Pennsylvania, States Sign MOU on Low Carbon Fuel Standard
Pennsylvania Gov. Edward G. Rendell has signed a memorandum of understanding with 10 Northeast and Mid-Atlantic states committing to a regional effort to develop a comprehensive, regional low carbon fuel standard to reduce greenhouse gas (GHG) emissions from transportation fuels.
The states include Connecticut, Delaware, Maine, Maryland, Massachusetts, New Hampshire, New Jersey, New York, Rhode Island and Vermont.
"This regional effort marks the next step in Pennsylvania's remarkable transition to a green energy economy," Rendell said. "As Pennsylvania works closely with our northeastern neighbors to develop a standard for the entire region, we can grow our economy at the same time we protect the planet."
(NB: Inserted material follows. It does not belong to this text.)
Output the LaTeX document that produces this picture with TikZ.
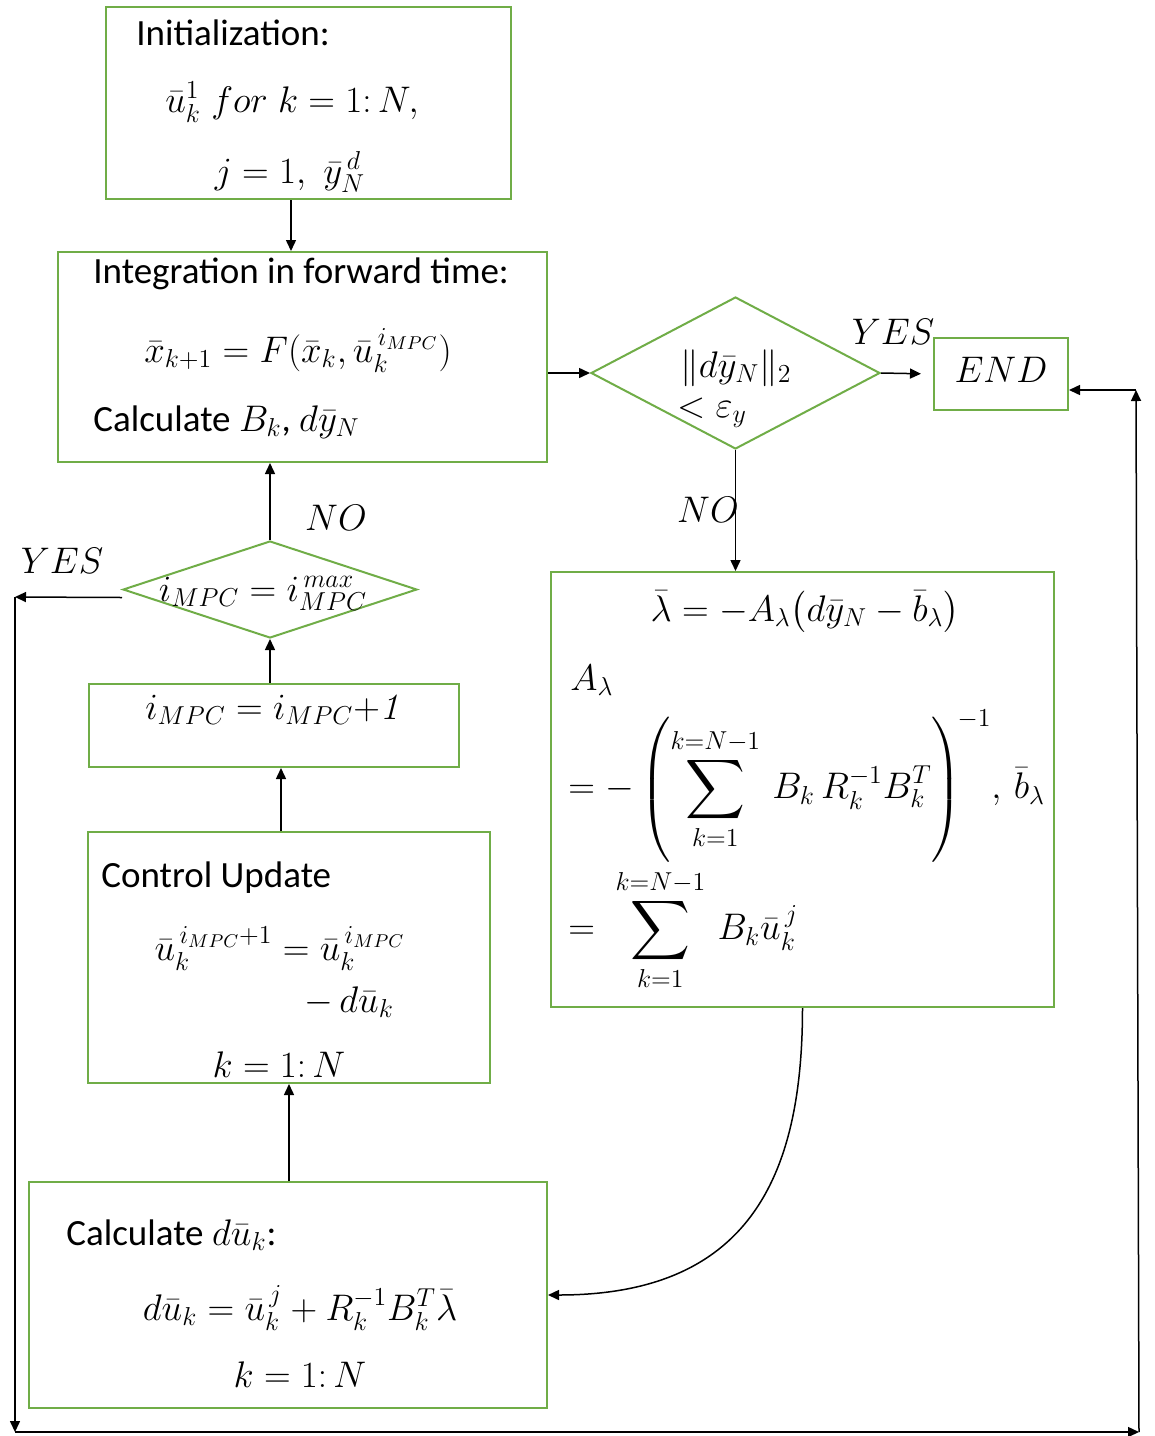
\RequirePackage{fix-cm}
\documentclass[tikz,border=0pt]{standalone}
\usepackage{fontspec}
\usepackage{amsmath}
\usetikzlibrary{shapes.geometric,arrows.meta,calc}
\newfontfamily\calib{Carlito}
\definecolor{boxgreen}{RGB}{112,173,71}
\newcommand\fsz{\fontsize{18.5}{22}\selectfont}
% enlarged summation sign with limits above and below
\newcommand\bigsum{\mathop{\vcenter{\hbox{\scalebox{1.2}{$\displaystyle\sum$}}}}\limits}
\tikzset{
  gbox/.style={draw=boxgreen, line width=1pt, rectangle, inner sep=0pt},
  gdia/.style={draw=boxgreen, line width=1pt, diamond, inner sep=0pt},
  arr/.style={draw=black, line width=0.75pt, -{Triangle[length=5.5pt,width=5pt]}},
  txt/.style={font=\fsz\calib, inner sep=0pt},
  mth/.style={font=\fsz, inner sep=0pt},
}
\begin{document}
\begin{tikzpicture}[x=0.5pt,y=-0.5pt]
\fill[white] (0,0) rectangle (1155,1436);
\useasboundingbox (0,0) rectangle (1155,1436);

% process boxes and decisions
\node[gbox, minimum width=202.5pt, minimum height=96pt]  (init) at (308.5,103) {};
\node[gbox, minimum width=244.5pt, minimum height=105pt] (integ) at (302.5,357) {};
\node[gdia, minimum width=144.5pt, minimum height=76pt]  (conv) at (735.5,373) {};
\node[gbox, minimum width=67pt, minimum height=36pt]     (endn) at (1001,374) {};
\node[gbox, minimum width=251.5pt, minimum height=217.5pt] (lam) at (802.5,789.5) {};
\node[gdia, minimum width=147pt, minimum height=48.5pt]  (iter) at (270,589.5) {};
\node[gbox, minimum width=185pt, minimum height=41.5pt]  (incr) at (274,725.5) {};
\node[gbox, minimum width=201pt, minimum height=125.5pt] (ctrl) at (289,957.5) {};
\node[gbox, minimum width=259pt, minimum height=113pt]   (du) at (288,1295) {};

% initialization
\node[txt, anchor=base west] (tinit) at (136,45) {Initialization:};
\node[mth, anchor=base] (tinit2) at (292,112) {$\bar{u}_k^1\;for\;k=1{:}\,N,$};
\node[mth, anchor=base] (tinit3) at (290,183) {$j=1,\ \bar{y}_N^{\,d}$};

% forward integration
\node[txt, anchor=base west] (tint1) at (93,283) {Integration in forward time:};
\node[mth, anchor=base] (tint2) at (298,362) {$\bar{x}_{k+1}=F(\bar{x}_k,\bar{u}_k^{\,i_{MPC}})$};
\node[txt, anchor=base west] (tint3) at (93,431) {Calculate $B_k$, $d\bar{y}_N$};

% convergence test
\node[mth, anchor=base] (tconv1) at (736,377) {$\lVert d\bar{y}_N\rVert_2$};
\node[mth, anchor=base] (tconv2) at (712,417) {$<\varepsilon_y$};
\node[mth, anchor=base] (tyes1) at (893,344) {$YES$};
\node[mth, anchor=base] (tend) at (1001,382) {$END$};
\node[mth, anchor=base] (tno1) at (708,522) {$NO$};

% multiplier
\node[mth, anchor=base] (tlam1) at (805,621) {$\bar{\lambda}=-A_\lambda\bigl(d\bar{y}_N-\bar{b}_\lambda\bigr)$};
\node[mth, anchor=base west] (tlam2) at (570,690) {$A_\lambda$};
\node[mth, anchor=west] (tlam3) at (568,786) {$\displaystyle =-\left(\vrule height 31pt depth 29pt width 0pt\bigsum_{k=1}^{k=N-1}\,B_k\,R_k^{-1}B_k^{T}\right)^{\!-1}\!,\,\bar{b}_\lambda$};
\node[mth, anchor=west] (tlam4) at (568,930) {$\displaystyle =\;\bigsum_{k=1}^{k=N-1}\,B_k\bar{u}_k^{\,j}$};

% iteration counter
\node[mth, anchor=base] (titer) at (263,601) {$i_{MPC}=i_{MPC}^{\,max}$};
\node[mth, anchor=base] (tyes2) at (62,573) {$YES$};
\node[mth, anchor=base] (tno2) at (336,530) {$NO$};
\node[mth, anchor=base] (tincr) at (272,719) {$i_{MPC}=i_{MPC}\mathit{+1}$};

% control update
\node[txt, anchor=base west] (tctrl1) at (101,887) {Control Update};
\node[mth, anchor=base] (tctrl2) at (280,960) {$\bar{u}_k^{\,i_{MPC}+1}=\bar{u}_k^{\,i_{MPC}}$};
\node[mth, anchor=base west] (tctrl3) at (304,1012) {$-\,d\bar{u}_k$};
\node[mth, anchor=base] (tctrl4) at (279,1077) {$k=1{:}\,N$};

% control correction
\node[txt, anchor=base west] (tdu1) at (66,1245) {Calculate $d\bar{u}_k$:};
\node[mth, anchor=base] (tdu2) at (300,1320) {$d\bar{u}_k=\bar{u}_k^{\,j}+R_k^{-1}B_k^{T}\bar{\lambda}$};
\node[mth, anchor=base] (tdu3) at (300,1387) {$k=1{:}\,N$};

% connectors
\coordinate (xa) at (291,0);
\coordinate (xb) at (289,0);
\coordinate (xc) at (281,0);
\draw[arr] (xa |- init.south) -- (xa |- integ.north);
\draw[arr] (integ.east |- conv.west) -- (conv.west);
\draw[arr, shorten >=6pt] (conv.east) -- (endn.west);
\draw[arr] (conv.south) -- (conv.south |- lam.north);
\draw[arr] (lam.south) .. controls ($(lam.south)+(0,170)$) and ($(du.east)+(200,0)$) .. (du.east);
\draw[arr] (xb |- du.north) -- (xb |- ctrl.south);
\draw[arr] (xc |- ctrl.north) -- (xc |- incr.south);
\draw[arr] (iter.south |- incr.north) -- (iter.south);
\draw[arr] (iter.north) -- (iter.north |- integ.south);

% return path to END
\coordinate (yl) at (15,597);
\coordinate (bl) at (15,1432);
\coordinate (br) at (1139,1432);
\coordinate (tr) at (1136,390);
\draw[arr] ([yshift=-4pt]iter.west) -- (yl);
\draw[arr] (yl) -- (bl);
\draw[arr] (bl) -- (br);
\draw[arr] (br) -- (tr);
\draw[arr] (tr) -- (tr -| endn.east);
\end{tikzpicture}
\end{document}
A low carbon fuel standard is a market-based, technologically neutral policy to reduce the average lifecycle GHG gas emissions of a unit of useful energy. The lifecycle concept of the GHG "footprint" includes all possible causes of emissions, direct (on-site, internal) and indirect (off-site, external, embodied, upstream, downstream). Transportation fuels contribute about 30 percent of the greenhouse gas emissions in the Mid-Atlantic region.
Based on letters of intent signed a year ago, Pennsylvania and the other states have already begun preliminary work toward designing a low carbon fuel standard. The memorandum of understanding is the next step, establishing a process to develop a regional framework by 2011 and examine the economic impacts of a standard program.
Pennsylvania already is making strides in the production of lower-carbon fuels. Starting in January, all diesel fuel sold in the state must contain at least 2 percent biodiesel, since in-state production capacity hit 40 million gallons a year at the end of 2008.